Broß setzt sich nachdrücklich für die Rechte der Angeklagten ein. So wurde durch sein Mitwirken der Untersuchungshäftling Mounir al Motassadeq, der als Helfer der Terroristen vom 11. September angeklagt war, vor der Berufungsverhandlung aus der Haft entlassen. Privat engagiert sich der Richter für die Menschenrechte, indem er sich weigert, undemokratische Länder zu besuchen oder Staaten, welche die Todesstrafe anwenden. So ist Broß noch nie in den USA gewesen, allerdings schon in Indonesien (wo ebenfalls die Todesstrafe gilt), wohin er regelmäßig Vortragsreisen unternimmt und Vorträge an rechtswissenschaftlichen Fakultäten hält.

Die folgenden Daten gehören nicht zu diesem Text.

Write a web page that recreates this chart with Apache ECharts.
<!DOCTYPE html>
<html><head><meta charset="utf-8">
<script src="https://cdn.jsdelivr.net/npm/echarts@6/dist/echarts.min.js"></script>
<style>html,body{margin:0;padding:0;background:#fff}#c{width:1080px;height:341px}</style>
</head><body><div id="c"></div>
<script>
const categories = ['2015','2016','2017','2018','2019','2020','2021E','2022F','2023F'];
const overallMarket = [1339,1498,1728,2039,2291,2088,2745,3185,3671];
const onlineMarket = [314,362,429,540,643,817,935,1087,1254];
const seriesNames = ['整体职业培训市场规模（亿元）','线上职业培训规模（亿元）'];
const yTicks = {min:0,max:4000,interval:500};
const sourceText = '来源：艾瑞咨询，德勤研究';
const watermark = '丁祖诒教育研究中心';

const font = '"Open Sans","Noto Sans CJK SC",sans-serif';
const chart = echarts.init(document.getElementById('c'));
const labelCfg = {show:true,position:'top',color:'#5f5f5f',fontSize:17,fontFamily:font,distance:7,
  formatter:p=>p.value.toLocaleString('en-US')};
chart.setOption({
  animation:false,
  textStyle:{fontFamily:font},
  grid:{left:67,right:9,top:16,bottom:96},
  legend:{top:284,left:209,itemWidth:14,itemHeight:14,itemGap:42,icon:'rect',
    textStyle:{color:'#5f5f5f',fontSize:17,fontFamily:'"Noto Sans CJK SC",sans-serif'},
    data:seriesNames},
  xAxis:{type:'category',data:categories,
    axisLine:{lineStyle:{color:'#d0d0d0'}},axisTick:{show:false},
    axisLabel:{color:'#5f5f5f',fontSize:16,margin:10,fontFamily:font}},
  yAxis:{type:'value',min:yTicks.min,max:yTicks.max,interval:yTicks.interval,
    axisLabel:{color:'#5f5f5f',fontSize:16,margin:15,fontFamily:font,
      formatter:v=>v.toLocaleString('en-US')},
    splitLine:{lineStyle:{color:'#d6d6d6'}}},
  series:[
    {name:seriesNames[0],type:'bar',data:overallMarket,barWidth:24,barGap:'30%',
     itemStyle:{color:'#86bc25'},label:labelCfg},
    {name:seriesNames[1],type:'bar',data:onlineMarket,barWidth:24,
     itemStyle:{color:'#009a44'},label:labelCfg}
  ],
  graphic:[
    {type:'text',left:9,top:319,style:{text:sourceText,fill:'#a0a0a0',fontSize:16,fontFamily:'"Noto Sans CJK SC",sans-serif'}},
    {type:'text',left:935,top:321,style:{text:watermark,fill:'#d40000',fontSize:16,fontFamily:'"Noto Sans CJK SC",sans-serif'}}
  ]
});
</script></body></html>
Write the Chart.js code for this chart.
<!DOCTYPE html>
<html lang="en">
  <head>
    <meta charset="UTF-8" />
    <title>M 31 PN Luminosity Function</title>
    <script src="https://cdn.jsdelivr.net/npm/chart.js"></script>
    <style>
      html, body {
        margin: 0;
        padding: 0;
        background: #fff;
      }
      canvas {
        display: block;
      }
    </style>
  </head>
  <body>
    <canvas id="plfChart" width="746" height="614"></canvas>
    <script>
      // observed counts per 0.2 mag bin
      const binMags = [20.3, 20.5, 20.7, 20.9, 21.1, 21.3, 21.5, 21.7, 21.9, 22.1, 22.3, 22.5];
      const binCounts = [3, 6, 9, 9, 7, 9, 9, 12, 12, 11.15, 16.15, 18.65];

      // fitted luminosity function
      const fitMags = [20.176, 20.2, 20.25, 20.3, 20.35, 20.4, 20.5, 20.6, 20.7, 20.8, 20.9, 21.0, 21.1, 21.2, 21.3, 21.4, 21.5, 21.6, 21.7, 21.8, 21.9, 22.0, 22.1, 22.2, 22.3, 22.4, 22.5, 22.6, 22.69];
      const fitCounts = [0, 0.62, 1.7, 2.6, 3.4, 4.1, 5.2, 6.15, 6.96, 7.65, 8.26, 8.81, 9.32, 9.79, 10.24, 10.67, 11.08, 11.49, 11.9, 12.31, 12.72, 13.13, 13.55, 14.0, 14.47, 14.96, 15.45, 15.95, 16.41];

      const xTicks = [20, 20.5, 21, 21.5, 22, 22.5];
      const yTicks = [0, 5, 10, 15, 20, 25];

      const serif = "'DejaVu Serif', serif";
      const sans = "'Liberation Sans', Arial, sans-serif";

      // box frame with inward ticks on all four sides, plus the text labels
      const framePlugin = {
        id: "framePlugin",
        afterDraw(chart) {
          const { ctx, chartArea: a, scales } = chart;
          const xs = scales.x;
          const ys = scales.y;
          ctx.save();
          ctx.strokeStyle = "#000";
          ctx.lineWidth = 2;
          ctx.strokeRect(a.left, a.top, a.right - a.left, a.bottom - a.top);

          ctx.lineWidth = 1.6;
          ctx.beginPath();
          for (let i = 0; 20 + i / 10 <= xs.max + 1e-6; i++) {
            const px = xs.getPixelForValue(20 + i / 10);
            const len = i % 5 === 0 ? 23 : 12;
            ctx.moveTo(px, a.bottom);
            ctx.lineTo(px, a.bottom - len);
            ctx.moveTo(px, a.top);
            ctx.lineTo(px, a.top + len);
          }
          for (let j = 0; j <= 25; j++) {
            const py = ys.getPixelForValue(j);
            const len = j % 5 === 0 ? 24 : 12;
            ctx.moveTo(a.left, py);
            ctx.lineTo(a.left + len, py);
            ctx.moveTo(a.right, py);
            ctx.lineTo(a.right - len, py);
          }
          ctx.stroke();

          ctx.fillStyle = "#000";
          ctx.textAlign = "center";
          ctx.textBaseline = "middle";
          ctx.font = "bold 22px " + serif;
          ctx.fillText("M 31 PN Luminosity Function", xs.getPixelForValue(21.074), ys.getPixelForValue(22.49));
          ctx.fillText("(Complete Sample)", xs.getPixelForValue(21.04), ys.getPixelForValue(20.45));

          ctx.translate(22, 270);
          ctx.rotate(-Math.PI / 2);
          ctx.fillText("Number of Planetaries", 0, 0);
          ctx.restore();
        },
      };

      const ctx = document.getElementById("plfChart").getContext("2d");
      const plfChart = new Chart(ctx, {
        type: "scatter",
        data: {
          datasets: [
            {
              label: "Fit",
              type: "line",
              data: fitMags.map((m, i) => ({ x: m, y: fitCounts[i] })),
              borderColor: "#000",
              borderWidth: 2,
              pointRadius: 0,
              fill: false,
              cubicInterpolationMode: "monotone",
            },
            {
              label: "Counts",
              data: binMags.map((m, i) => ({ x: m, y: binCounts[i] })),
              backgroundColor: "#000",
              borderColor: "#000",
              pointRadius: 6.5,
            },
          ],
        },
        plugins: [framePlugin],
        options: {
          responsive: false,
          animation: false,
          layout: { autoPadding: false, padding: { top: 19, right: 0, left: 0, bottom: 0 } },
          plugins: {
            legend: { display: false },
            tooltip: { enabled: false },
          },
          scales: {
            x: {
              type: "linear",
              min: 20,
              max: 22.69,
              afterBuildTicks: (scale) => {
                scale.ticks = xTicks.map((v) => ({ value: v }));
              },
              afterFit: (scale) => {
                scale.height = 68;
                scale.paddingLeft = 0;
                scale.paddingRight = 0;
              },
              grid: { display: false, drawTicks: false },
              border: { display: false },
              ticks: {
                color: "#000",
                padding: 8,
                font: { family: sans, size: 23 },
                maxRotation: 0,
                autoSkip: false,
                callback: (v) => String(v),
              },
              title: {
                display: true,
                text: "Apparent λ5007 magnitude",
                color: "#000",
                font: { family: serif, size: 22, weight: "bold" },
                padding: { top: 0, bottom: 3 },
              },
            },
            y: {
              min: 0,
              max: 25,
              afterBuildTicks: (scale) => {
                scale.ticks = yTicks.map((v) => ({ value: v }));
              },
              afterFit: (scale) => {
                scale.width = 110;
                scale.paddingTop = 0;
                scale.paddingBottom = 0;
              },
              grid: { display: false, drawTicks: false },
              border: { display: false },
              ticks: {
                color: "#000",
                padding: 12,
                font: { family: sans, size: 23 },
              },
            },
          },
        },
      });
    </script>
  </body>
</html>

Öffentliche Debattenbeiträge

Nach dem Ende seines Richteramtes trat Broß mit Stellungnahmen gegen die Privatisierung öffentlicher Infrastruktur der Daseinsvorsorge hervor[2] (z. B. Krankenhäuser,[3] Wasserversorgung[4]). Auch seine verfassungsrechtliche Kritik an privaten Schiedsgerichten, die Gegenstand der TTIP-Verhandlungen sind, sorgte im Jahr 2015 für Aufsehen.[5]

Auszeichnungen und Ehrenamt

Seit 2002 ist Broß Honorarprofessor an der Albert-Ludwigs-Universität Freiburg. 2009 wurde ihm die Ehrendoktorwürde der Universitas Islam Indonesia in Yogyakarta verliehen. Broß ist Ehrenvorsitzender der Deutschen Sektion der Internationalen Juristenkommission und der Juristischen Studiengesellschaft Karlsruhe. Er hat den Ehrenvorsitz beim Think Tank CAFRAD inne[6]. Broß ist außerdem advisory member in Durham.[7] 2017 verlieh ihm der Bayerische AnwaltVerband den Max Friedlaender Preis.[8]

Werke

  • Untersuchungen zu den Appellationsbestimmungen der Reichskammergerichtsordnung von 1495. (= Schriften zum Prozeßrecht. Band 32). Dissertation. Universität München, Jurist. Fak. 1972. Duncker & Humblot, Berlin 1973, ISBN 3-428-02855-4.
  • mit Heinrich Scholler: Verfassungs- und Verwaltungsprozeßrecht. Stollfuss, Bonn 1980, ISBN 3-08-443151-5.
  • mit Heinrich Scholler: Grundzüge des Polizei- und Ordnungsrechts der Bundesrepublik Deutschland. C.F. Müller, Heidelberg 1981. (1983 ins Chinesische übersetzt)
  • Die Rechtsprechung des Bundesgerichtshofes zum (allgemeinen) Werkvertragsrecht. (= Wertpapier-Mitteilungen. Teil 4; Zeitschrift für Wirtschafts- und Bankrecht. Sonderbeilage Nr. 2/1997). Wertpapier-Mitteilungen, Frankfurt am Main 1997.
  • Grundwerte und Grundrechte in Europa. Systematische und konstruktive Überlegungen. In: Caroline Y. Robertson-von Trotha (Hrsg.): Kultur und Gerechtigkeit. (= Kulturwissenschaft interdisziplinär/Interdisciplinary Studies on Culture and Society. Band 2). Baden-Baden 2007, ISBN 978-3-8329-2604-5.
  • Die Würde des Menschen bleibt unantastbar – 60 Jahre Grundgesetz. In: Caroline Y. Robertson-von Trotha (Hrsg.): 60 Jahre Grundgesetz. Interdisziplinäre Perspektiven. (= Kulturwissenschaft interdisziplinär/Interdisciplinary Studies on Culture and Society. Band 4). Baden-Baden 2009, ISBN 978-3-8329-4865-8.

Siegfried Broß ist zudem Mitherausgeber des Verwaltungsarchivs.